Jin Mingming has been a professional runner for about eight years and participates in 10 to 15 races each year. But yesterday's Great Eastern Women's Run (GEWR) was her first time competing outside her native China.
The 21-year-old completed her first international race in style, winning the elite open category of the half marathon in 1hr 20min 34sec.
Jin, who raised her arms in triumph as she crossed the finish line at the Marina Bay Floating Platform yesterday, had come to Singapore aiming to win the race.
Although she was not used to the humidity here yesterday as it is winter in China, she coped by keeping herself hydrated to replenish lost fluids.
Said Jin, who received US$8,000 (S$10,886) in prize money: "I feel pretty good and this is a very well-organised race. There are a few sharp turns so I had to decrease my speed as I approached my turns. That took up a fair bit of my energy.
"I would like to spend the next two days sightseeing in Singapore... I will probably use some of my prize money to buy more training products for myself."
About 13,000 runners took part in the 12th edition of the event, which featured a 2km race for mothers and their daughters in addition to the 5km, 10km and 21.1km categories.
Minister for Culture, Community and Youth Grace Fu was the event's guest of honour, and she flagged off the 10km race before participating in that category.
Mok Ying Rong was the top finisher in the 21.1km elite closed category race for Singaporeans, clocking 1:30:46.
The elite open category attracted a field that included SEA Games champion Mary Joy Tabal, who was fifth with her 1:30:06 effort.
The Filipina said the event is one that she looks forward to each year, but rued getting lost midway through the race yesterday.

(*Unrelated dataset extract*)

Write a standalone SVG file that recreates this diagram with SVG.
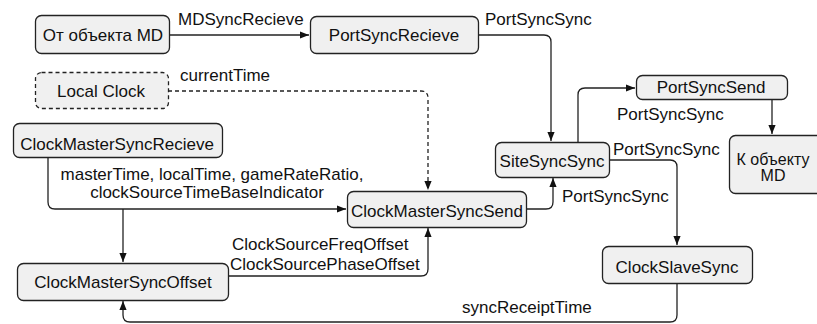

According to her, a man whom she thought was a race marshal had pointed out that she was going the wrong way. It was only after she followed him and started running in a different direction that she realised she was lost.
"I know getting lost is sometimes part of the race for us, but the longer you're lost, the harder it is to catch up," said the 28-year-old, who said four other elite runners had the same experience.
Still, Tabal said her overall experience was positive.
"It's a privilege for me to be competing against elite runners in Asia, and nice to see familiar faces and good friends here," she added.
Responding to queries from The Straits Times, Randy Tan, general manager of event organiser Infinitus Productions, said: "We are aware of the feedback from one of the runners, Mary Joy Tabal, about being led the wrong way on the race route.
"While no official complaint was lodged with the race officials, we conducted an investigation and can confirm she wasn't led off course by our officials. We have spoken to her and addressed her feedback."